The listing below holds pictures; exclude them. Return exactly the lines from the one with "Convert this chart" through the one with "2.016, 2.294, 2.444];".

※

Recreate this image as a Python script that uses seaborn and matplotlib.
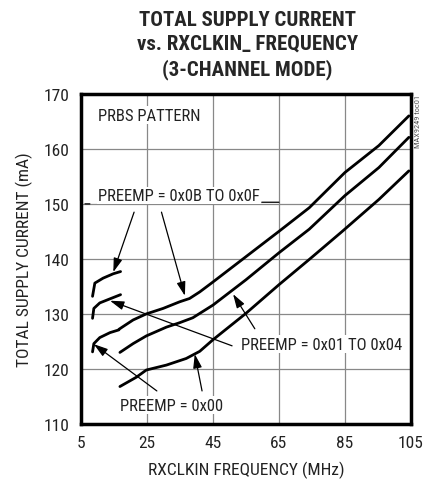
import matplotlib
matplotlib.use("Agg")
import matplotlib.pyplot as plt
import seaborn as sns
import pandas as pd

# frequency (MHz) and total supply current (mA)
pre0b_low_f = [8.5, 9.2, 11.7, 14.8, 17.0]
pre0b_low_i = [133.2, 135.6, 136.5, 137.3, 137.7]

pre01_low_f = [8.5, 8.9, 10.7, 13.2, 17.0]
pre01_low_i = [129.2, 131.0, 132.0, 132.6, 133.5]

pre00_low_f = [8.5, 8.9, 10.7, 13.8, 16.5]
pre00_low_i = [123.1, 124.6, 125.7, 126.6, 127.1]

pre0b_high_f = [16.5, 17.5, 20.8, 24.8, 29.9, 34.9, 37.9, 41.0, 45.0, 55.0, 65.0, 74.2, 85.0, 95.3, 104.4]
pre0b_high_i = [127.2, 127.6, 128.9, 130.0, 131.0, 132.2, 132.8, 134.0, 135.8, 140.4, 145.0, 149.3, 155.7, 160.6, 166.0]

pre01_high_f = [16.8, 20.8, 24.8, 30.9, 34.9, 38.9, 45.0, 55.0, 65.0, 74.2, 85.0, 95.3, 104.4]
pre01_high_i = [123.0, 124.6, 126.0, 127.6, 128.4, 129.3, 131.6, 136.2, 141.1, 145.4, 151.5, 156.6, 162.1]

pre00_high_f = [16.8, 21.8, 24.8, 30.9, 36.9, 41.0, 45.0, 55.0, 65.0, 74.2, 84.2, 95.3, 104.4]
pre00_high_i = [116.8, 118.5, 119.8, 120.7, 121.9, 123.2, 125.3, 130.1, 135.3, 139.9, 145.0, 150.8, 156.0]

x_ticks = [5, 25, 45, 65, 85, 105]
y_ticks = [110, 120, 130, 140, 150, 160, 170]

segments = {
    "0x0B low": (pre0b_low_f, pre0b_low_i),
    "0x01 low": (pre01_low_f, pre01_low_i),
    "0x00 low": (pre00_low_f, pre00_low_i),
    "0x0B high": (pre0b_high_f, pre0b_high_i),
    "0x01 high": (pre01_high_f, pre01_high_i),
    "0x00 high": (pre00_high_f, pre00_high_i),
}
rows = []
for name, (f, cur) in segments.items():
    for a, b in zip(f, cur):
        rows.append({"seg": name, "freq": a, "current": b})
df = pd.DataFrame(rows)

sns.set_style("white")
plt.rcParams["font.family"] = ["Roboto Condensed", "DejaVu Sans"]

fig = plt.figure(figsize=(4.24, 4.89), dpi=100)
ax = fig.add_axes([0.191, 0.131, 0.778, 0.675])

sns.lineplot(data=df, x="freq", y="current", units="seg", estimator=None,
             color="black", lw=2.0, sort=False, ax=ax)

ax.set_xlim(5, 105)
ax.set_ylim(110, 170)
ax.set_xticks(x_ticks)
ax.set_yticks(y_ticks)
ax.tick_params(length=0, labelsize=12.5, pad=8, colors="#222222")
ax.grid(True, color="#888888", lw=0.9)
ax.set_axisbelow(True)
for s in ax.spines.values():
    s.set_visible(True)
    s.set_color("black")
    s.set_linewidth(2.5)

ax.set_xlabel("RXCLKIN FREQUENCY (MHz)", fontsize=12.5, labelpad=8, color="#222222")
ax.set_ylabel("TOTAL SUPPLY CURRENT (mA)", fontsize=12.5, labelpad=8, color="#222222")

fig.text(0.584, 0.978, "TOTAL SUPPLY CURRENT\nvs. RXCLKIN_ FREQUENCY\n(3-CHANNEL MODE)",
         ha="center", va="top", fontsize=15, fontweight="bold", linespacing=1.33)

box = dict(facecolor="white", edgecolor="none", pad=1)
tfs = 12
ax.text(10.2, 166.1, "PRBS PATTERN", fontsize=tfs, va="center", ha="left", bbox=box, color="#222222")
ax.text(10.2, 151.5, "PREEMP = 0x0B TO 0x0F", fontsize=tfs, va="center", ha="left", bbox=box, color="#222222")
ax.text(53.5, 124.5, "PREEMP = 0x01 TO 0x04", fontsize=tfs, va="center", ha="left", bbox=box, color="#222222")
ax.text(16.8, 113.4, "PREEMP = 0x00", fontsize=tfs, va="center", ha="left", bbox=box, color="#222222")

# short leader strokes on either side of the 0x0B label
leader = dict(arrowstyle="-", color="black", lw=0.9, shrinkA=0, shrinkB=0)
ax.annotate("", xy=(7.7, 150.0), xytext=(6.2, 150.0), arrowprops=leader)
ax.annotate("", xy=(65.0, 150.3), xytext=(59.8, 150.3), arrowprops=leader)

arrow = dict(arrowstyle="-|>,head_length=0.7,head_width=0.22", color="black",
             lw=0.9, mutation_scale=12, shrinkA=0, shrinkB=0)
pointers = [
    ((21.1, 148.5), (14.8, 137.6)),
    ((29.4, 148.5), (36.5, 133.3)),
    ((50.8, 124.2), (13.8, 132.4)),
    ((57.7, 127.3), (51.1, 133.6)),
    ((28.0, 116.0), (8.9, 124.5)),
    ((41.7, 116.0), (39.5, 122.7)),
]
for tail, tip in pointers:
    ax.annotate("", xy=tip, xytext=tail, arrowprops=arrow)

fig.text(0.986, 0.806, "MAX9249 toc01", rotation=90, ha="center", va="top",
         fontsize=6, color="#555555")

fig.savefig("out.png", dpi=100)
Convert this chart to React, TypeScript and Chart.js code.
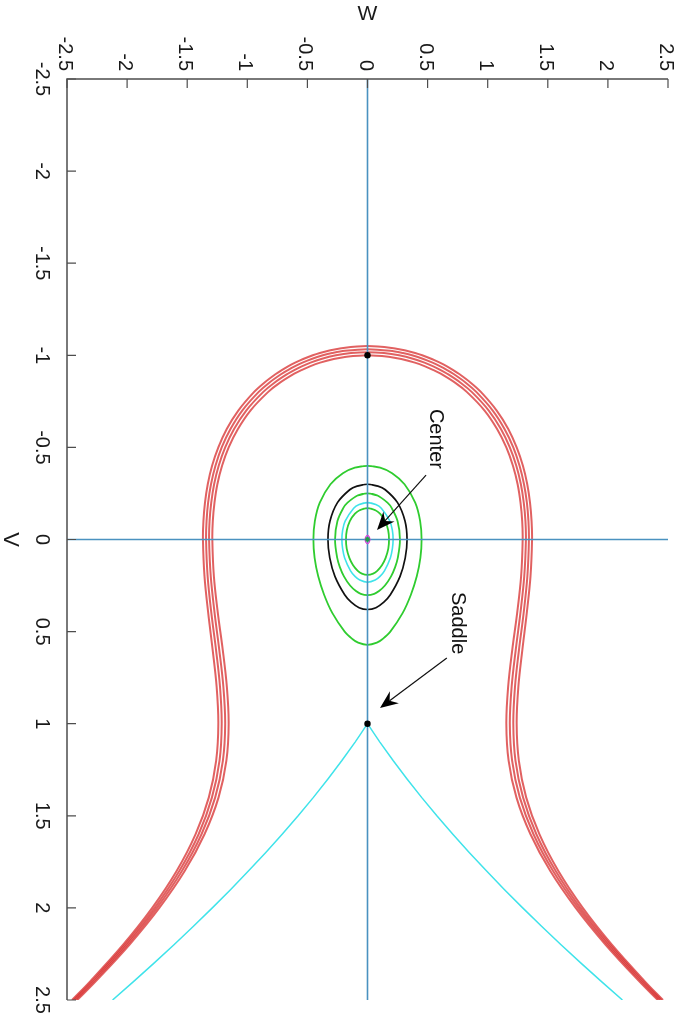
import React, { useEffect, useRef } from "react";
import { Chart, registerables } from "chart.js";

Chart.register(...registerables);

// ---------- axes ----------
const AXIS_MIN = -2.5;
const AXIS_MAX = 2.5;
const TICK_VALUES = [-2.5, -2, -1.5, -1, -0.5, 0, 0.5, 1, 1.5, 2, 2.5];
const TICK_LABELS = ["-2.5", "-2", "-1.5", "-1", "-0.5", "0", "0.5", "1", "1.5", "2", "2.5"];
const X_TITLE = "V";
const Y_TITLE = "W";

// ---------- equilibria (W, V) ----------
const EQ_W = [0, 0];
const EQ_V = [-1, 1];
const CENTER_W = [0];
const CENTER_V = [0];

// ---------- red band (V from top, half-width W) ----------
const RED1_V = [-1.0, -0.99, -0.98, -0.96, -0.94, -0.92, -0.9, -0.85, -0.8, -0.7, -0.6, -0.5, -0.4, -0.3, -0.2, -0.1, 0, 0.2, 0.4, 0.6, 0.8, 1.0, 1.2, 1.4, 1.6, 1.8, 2.0, 2.2, 2.4, 2.5];
const RED1_W = [0, 0.199, 0.281, 0.394, 0.479, 0.549, 0.609, 0.731, 0.828, 0.974, 1.078, 1.155, 1.21, 1.249, 1.273, 1.287, 1.291, 1.278, 1.245, 1.204, 1.17, 1.155, 1.174, 1.239, 1.356, 1.521, 1.732, 1.981, 2.263, 2.415];

const RED2_V = [-1.0171, -1.0125, -1.0, -0.98, -0.96, -0.94, -0.92, -0.9, -0.85, -0.8, -0.7, -0.6, -0.5, -0.4, -0.3, -0.2, -0.1, 0, 0.2, 0.4, 0.6, 0.8, 1.0, 1.2, 1.4, 1.6, 1.8, 2.0, 2.2, 2.4, 2.5];
const RED2_W = [0, 0.137, 0.263, 0.385, 0.474, 0.547, 0.609, 0.663, 0.777, 0.869, 1.009, 1.11, 1.184, 1.238, 1.276, 1.3, 1.314, 1.318, 1.304, 1.272, 1.233, 1.199, 1.184, 1.203, 1.267, 1.381, 1.544, 1.752, 1.999, 2.279, 2.43];

const RED3_V = [-1.0335, -1.025, -1.0125, -1.0, -0.98, -0.96, -0.94, -0.92, -0.9, -0.85, -0.8, -0.7, -0.6, -0.5, -0.4, -0.3, -0.2, -0.1, 0, 0.2, 0.4, 0.6, 0.8, 1.0, 1.2, 1.4, 1.6, 1.8, 2.0, 2.2, 2.4, 2.5];
const RED3_W = [0, 0.188, 0.295, 0.371, 0.465, 0.541, 0.606, 0.662, 0.713, 0.82, 0.907, 1.042, 1.14, 1.213, 1.265, 1.302, 1.326, 1.339, 1.343, 1.33, 1.299, 1.26, 1.227, 1.213, 1.231, 1.294, 1.405, 1.566, 1.771, 2.016, 2.294, 2.444];

const RED4_V = [-1.05, -1.0375, -1.025, -1.0125, -1.0, -0.98, -0.96, -0.94, -0.92, -0.9, -0.85, -0.8, -0.7, -0.6, -0.5, -0.4, -0.3, -0.2, -0.1, 0, 0.2, 0.4, 0.6, 0.8, 1.0, 1.2, 1.4, 1.6, 1.8, 2.0, 2.2, 2.4, 2.5];
const RED4_W = [0, 0.23, 0.325, 0.396, 0.455, 0.535, 0.602, 0.661, 0.713, 0.76, 0.861, 0.945, 1.075, 1.171, 1.241, 1.293, 1.329, 1.352, 1.365, 1.369, 1.356, 1.325, 1.288, 1.255, 1.241, 1.259, 1.32, 1.43, 1.588, 1.791, 2.033, 2.309, 2.458];

// ---------- cyan separatrix branches from the saddle ----------
const SEP_V = [1.0, 1.05, 1.1, 1.2, 1.3, 1.4, 1.5, 1.6, 1.7, 1.8, 1.9, 2.0, 2.1, 2.2, 2.3, 2.4, 2.5];
const SEP_W = [0, 0.051, 0.103, 0.213, 0.329, 0.45, 0.577, 0.71, 0.848, 0.991, 1.138, 1.291, 1.448, 1.61, 1.776, 1.947, 2.121];

// ---------- closed orbits around the center (V from top to bottom, half-width W) ----------
const GREEN_OUT_V = [-0.4, -0.39, -0.36, -0.3, -0.2, -0.1, 0, 0.1, 0.2, 0.3, 0.4, 0.5, 0.54, 0.56, 0.572];
const GREEN_OUT_W = [0, 0.105, 0.205, 0.308, 0.397, 0.438, 0.45, 0.44, 0.41, 0.361, 0.292, 0.19, 0.126, 0.078, 0];

const BLACK_V = [-0.3, -0.29, -0.27, -0.2, -0.1, 0, 0.1, 0.2, 0.3, 0.34, 0.37, 0.38];
const BLACK_W = [0, 0.087, 0.148, 0.25, 0.312, 0.329, 0.314, 0.271, 0.19, 0.136, 0.07, 0];

const GREEN_MID_V = [-0.25, -0.24, -0.2, -0.17, -0.1, 0, 0.1, 0.15, 0.2, 0.25, 0.28, 0.295, 0.302];
const GREEN_MID_W = [0, 0.079, 0.166, 0.202, 0.25, 0.27, 0.252, 0.23, 0.196, 0.145, 0.096, 0.056, 0];

const CYAN_LOOP_V = [-0.2, -0.19, -0.17, -0.1, -0.05, 0, 0.05, 0.1, 0.17, 0.2, 0.22, 0.232];
const CYAN_LOOP_W = [0, 0.069, 0.115, 0.186, 0.207, 0.213, 0.207, 0.19, 0.141, 0.104, 0.064, 0];

const GREEN_IN_V = [-0.17, -0.16, -0.14, -0.1, -0.05, 0, 0.05, 0.1, 0.14, 0.17, 0.185, 0.192];
const GREEN_IN_W = [0, 0.062, 0.104, 0.147, 0.172, 0.179, 0.173, 0.151, 0.12, 0.081, 0.047, 0];

const MAGENTA_V = [-0.022, -0.015, 0, 0.015, 0.022];
const MAGENTA_W = [0, 0.014, 0.02, 0.014, 0];

// ---------- annotations ----------
const ANNOT_TEXT = ["Center", "Saddle"];
const ANNOT_TEXT_W = [0.52, 0.705];
const ANNOT_TEXT_V = [-0.709, 0.285];
const ARROW_FROM_W = [0.487, 0.66];
const ARROW_FROM_V = [-0.35, 0.643];
const ARROW_TO_W = [0.079, 0.104];
const ARROW_TO_V = [-0.052, 0.915];

type P = { x: number; y: number };

function openCurve(V: number[], W: number[]): P[] {
  const pts: P[] = [];
  for (let i = V.length - 1; i >= 1; i--) pts.push({ x: -W[i], y: V[i] });
  pts.push({ x: W[0], y: V[0] });
  for (let i = 1; i < V.length; i++) pts.push({ x: W[i], y: V[i] });
  return pts;
}

function closedLoop(V: number[], W: number[]): P[] {
  const n = V.length;
  const pts: P[] = [];
  pts.push({ x: -W[1], y: V[1] });
  for (let i = 0; i < n; i++) pts.push({ x: W[i], y: V[i] });
  for (let i = n - 2; i >= 0; i--) pts.push({ x: -W[i], y: V[i] });
  pts.push({ x: W[1], y: V[1] });
  return pts;
}

function pairs(W: number[], V: number[]): P[] {
  return W.map((w, i) => ({ x: w, y: V[i] }));
}

const FONT = '"Liberation Sans", Arial, Helvetica, sans-serif';

const decorPlugin = {
  id: "decor",
  afterDraw(chart: any) {
    const ctx = chart.ctx as CanvasRenderingContext2D;
    const xs = chart.scales.x;
    const ys = chart.scales.y;
    const area = chart.chartArea;
    const px = (w: number) => xs.getPixelForValue(w);
    const py = (v: number) => ys.getPixelForValue(v);

    ctx.save();
    // axis lines (top and left)
    ctx.strokeStyle = "#4d4d4d";
    ctx.lineWidth = 1.5;
    ctx.beginPath();
    ctx.moveTo(area.left, area.bottom);
    ctx.lineTo(area.left, area.top);
    ctx.lineTo(area.right, area.top);
    ctx.stroke();

    // ticks
    ctx.lineWidth = 1.2;
    ctx.beginPath();
    TICK_VALUES.forEach((t) => {
      const x = px(t);
      ctx.moveTo(x, area.top);
      ctx.lineTo(x, area.top + 9);
      const y = py(t);
      ctx.moveTo(area.left, y);
      ctx.lineTo(area.left + 9, y);
    });
    ctx.stroke();

    // tick labels (rotated like the reference)
    ctx.fillStyle = "#1a1a1a";
    ctx.font = `20px ${FONT}`;
    TICK_VALUES.forEach((t, i) => {
      ctx.save();
      ctx.translate(px(t) - 8, area.top - 8);
      ctx.rotate(Math.PI / 2);
      ctx.textAlign = "right";
      ctx.textBaseline = "alphabetic";
      ctx.fillText(TICK_LABELS[i], 0, 0);
      ctx.restore();
      ctx.save();
      ctx.translate(36, py(t));
      ctx.rotate(Math.PI / 2);
      ctx.textAlign = "center";
      ctx.textBaseline = "alphabetic";
      ctx.fillText(TICK_LABELS[i], 0, 0);
      ctx.restore();
    });

    // axis titles
    ctx.font = `21px ${FONT}`;
    ctx.textAlign = "center";
    ctx.textBaseline = "alphabetic";
    ctx.fillText(Y_TITLE, px(0), 20);
    ctx.save();
    ctx.font = `22px ${FONT}`;
    ctx.translate(3.5, py(0));
    ctx.rotate(Math.PI / 2);
    ctx.fillText(X_TITLE, 0, 0);
    ctx.restore();

    // annotations
    ctx.font = `20px ${FONT}`;
    ANNOT_TEXT.forEach((txt, i) => {
      ctx.save();
      ctx.translate(px(ANNOT_TEXT_W[i]), py(ANNOT_TEXT_V[i]));
      ctx.rotate(Math.PI / 2);
      ctx.textAlign = "left";
      ctx.textBaseline = "alphabetic";
      ctx.fillStyle = "#111";
      ctx.fillText(txt, 0, 0);
      ctx.restore();

      const x0 = px(ARROW_FROM_W[i]);
      const y0 = py(ARROW_FROM_V[i]);
      const x1 = px(ARROW_TO_W[i]);
      const y1 = py(ARROW_TO_V[i]);
      const ang = Math.atan2(y1 - y0, x1 - x0);
      const L = 18;
      const H = 7.5;
      const N = 12;
      const ux = Math.cos(ang);
      const uy = Math.sin(ang);
      const nx = -uy;
      const ny = ux;
      ctx.strokeStyle = "#111";
      ctx.lineWidth = 1.2;
      ctx.beginPath();
      ctx.moveTo(x0, y0);
      ctx.lineTo(x1 - ux * N, y1 - uy * N);
      ctx.stroke();
      ctx.fillStyle = "#000";
      ctx.beginPath();
      ctx.moveTo(x1, y1);
      ctx.lineTo(x1 - ux * L + nx * H, y1 - uy * L + ny * H);
      ctx.lineTo(x1 - ux * N, y1 - uy * N);
      ctx.lineTo(x1 - ux * L - nx * H, y1 - uy * L - ny * H);
      ctx.closePath();
      ctx.fill();
    });
    ctx.restore();
  },
};

export default function App() {
  const ref = useRef<HTMLCanvasElement | null>(null);

  useEffect(() => {
    if (!ref.current) return;
    const RED = "rgba(214, 36, 36, 0.72)";
    const GREEN = "#2fcc2f";
    const CYAN = "#3fe3ea";
    const line = (data: P[], color: string, width: number, tension = 0.35) => ({
      data,
      showLine: true,
      borderColor: color,
      borderWidth: width,
      pointRadius: 0,
      pointHoverRadius: 0,
      tension,
      fill: false,
    });

    const datasets: any[] = [
      {
        data: pairs(EQ_W, EQ_V),
        showLine: false,
        pointRadius: 3.2,
        pointBackgroundColor: "#000",
        pointBorderColor: "#000",
        pointBorderWidth: 0,
      },
      {
        data: pairs(CENTER_W, CENTER_V),
        showLine: false,
        pointRadius: 2.4,
        pointBackgroundColor: "#1f9e4a",
        pointBorderColor: "#1f9e4a",
        pointBorderWidth: 0,
      },
      line(closedLoop(MAGENTA_V, MAGENTA_W), "#d63fd6", 1.2, 0.4),
      line(
        [
          { x: 0, y: AXIS_MIN },
          { x: 0, y: AXIS_MAX },
        ],
        "#4a92c0",
        1.6,
        0
      ),
      line(
        [
          { x: AXIS_MIN, y: 0 },
          { x: AXIS_MAX, y: 0 },
        ],
        "#4a92c0",
        1.6,
        0
      ),
      line(closedLoop(GREEN_IN_V, GREEN_IN_W), GREEN, 1.8),
      line(closedLoop(CYAN_LOOP_V, CYAN_LOOP_W), CYAN, 1.6),
      line(closedLoop(GREEN_MID_V, GREEN_MID_W), GREEN, 1.8),
      line(closedLoop(BLACK_V, BLACK_W), "#111", 1.7),
      line(closedLoop(GREEN_OUT_V, GREEN_OUT_W), GREEN, 1.8),
      line(openCurve(SEP_V, SEP_W), CYAN, 1.5, 0),
      line(openCurve(RED1_V, RED1_W), RED, 2),
      line(openCurve(RED2_V, RED2_W), RED, 2),
      line(openCurve(RED3_V, RED3_W), RED, 2),
      line(openCurve(RED4_V, RED4_W), RED, 2),
    ];

    const chart = new Chart(ref.current, {
      type: "scatter",
      data: { datasets },
      options: {
        animation: false,
        responsive: false,
        devicePixelRatio: 1,
        events: [],
        layout: { padding: { left: 67, right: 17, top: 79, bottom: 19 } },
        plugins: { legend: { display: false }, tooltip: { enabled: false } },
        scales: {
          x: { type: "linear", min: AXIS_MIN, max: AXIS_MAX, display: false },
          y: { type: "linear", min: AXIS_MIN, max: AXIS_MAX, reverse: true, display: false },
        },
      },
      plugins: [decorPlugin],
    } as any);
    return () => chart.destroy();
  }, []);

  return (
    <div style={{ position: "absolute", left: 0, top: 0, width: 685, height: 1019, background: "#fff" }}>
      <canvas ref={ref} width={685} height={1019} style={{ display: "block" }} />
    </div>
  );
}
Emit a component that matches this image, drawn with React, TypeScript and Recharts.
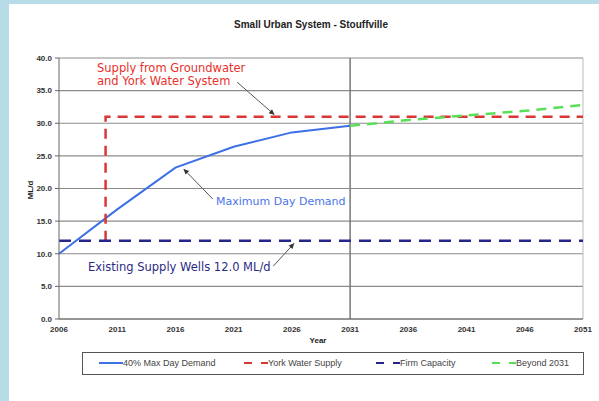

※

### EXERCISE SOLUTION
Convert this chart to React, TypeScript and Chart.js code.
import React, { useEffect, useRef } from "react";
import { Chart, registerables } from "chart.js";

Chart.register(...registerables);

// ---------- axes ----------
const AXIS_MIN = -2.5;
const AXIS_MAX = 2.5;
const TICK_VALUES = [-2.5, -2, -1.5, -1, -0.5, 0, 0.5, 1, 1.5, 2, 2.5];
const TICK_LABELS = ["-2.5", "-2", "-1.5", "-1", "-0.5", "0", "0.5", "1", "1.5", "2", "2.5"];
const X_TITLE = "V";
const Y_TITLE = "W";

// ---------- equilibria (W, V) ----------
const EQ_W = [0, 0];
const EQ_V = [-1, 1];
const CENTER_W = [0];
const CENTER_V = [0];

// ---------- red band (V from top, half-width W) ----------
const RED1_V = [-1.0, -0.99, -0.98, -0.96, -0.94, -0.92, -0.9, -0.85, -0.8, -0.7, -0.6, -0.5, -0.4, -0.3, -0.2, -0.1, 0, 0.2, 0.4, 0.6, 0.8, 1.0, 1.2, 1.4, 1.6, 1.8, 2.0, 2.2, 2.4, 2.5];
const RED1_W = [0, 0.199, 0.281, 0.394, 0.479, 0.549, 0.609, 0.731, 0.828, 0.974, 1.078, 1.155, 1.21, 1.249, 1.273, 1.287, 1.291, 1.278, 1.245, 1.204, 1.17, 1.155, 1.174, 1.239, 1.356, 1.521, 1.732, 1.981, 2.263, 2.415];

const RED2_V = [-1.0171, -1.0125, -1.0, -0.98, -0.96, -0.94, -0.92, -0.9, -0.85, -0.8, -0.7, -0.6, -0.5, -0.4, -0.3, -0.2, -0.1, 0, 0.2, 0.4, 0.6, 0.8, 1.0, 1.2, 1.4, 1.6, 1.8, 2.0, 2.2, 2.4, 2.5];
const RED2_W = [0, 0.137, 0.263, 0.385, 0.474, 0.547, 0.609, 0.663, 0.777, 0.869, 1.009, 1.11, 1.184, 1.238, 1.276, 1.3, 1.314, 1.318, 1.304, 1.272, 1.233, 1.199, 1.184, 1.203, 1.267, 1.381, 1.544, 1.752, 1.999, 2.279, 2.43];

const RED3_V = [-1.0335, -1.025, -1.0125, -1.0, -0.98, -0.96, -0.94, -0.92, -0.9, -0.85, -0.8, -0.7, -0.6, -0.5, -0.4, -0.3, -0.2, -0.1, 0, 0.2, 0.4, 0.6, 0.8, 1.0, 1.2, 1.4, 1.6, 1.8, 2.0, 2.2, 2.4, 2.5];
const RED3_W = [0, 0.188, 0.295, 0.371, 0.465, 0.541, 0.606, 0.662, 0.713, 0.82, 0.907, 1.042, 1.14, 1.213, 1.265, 1.302, 1.326, 1.339, 1.343, 1.33, 1.299, 1.26, 1.227, 1.213, 1.231, 1.294, 1.405, 1.566, 1.771, 2.016, 2.294, 2.444];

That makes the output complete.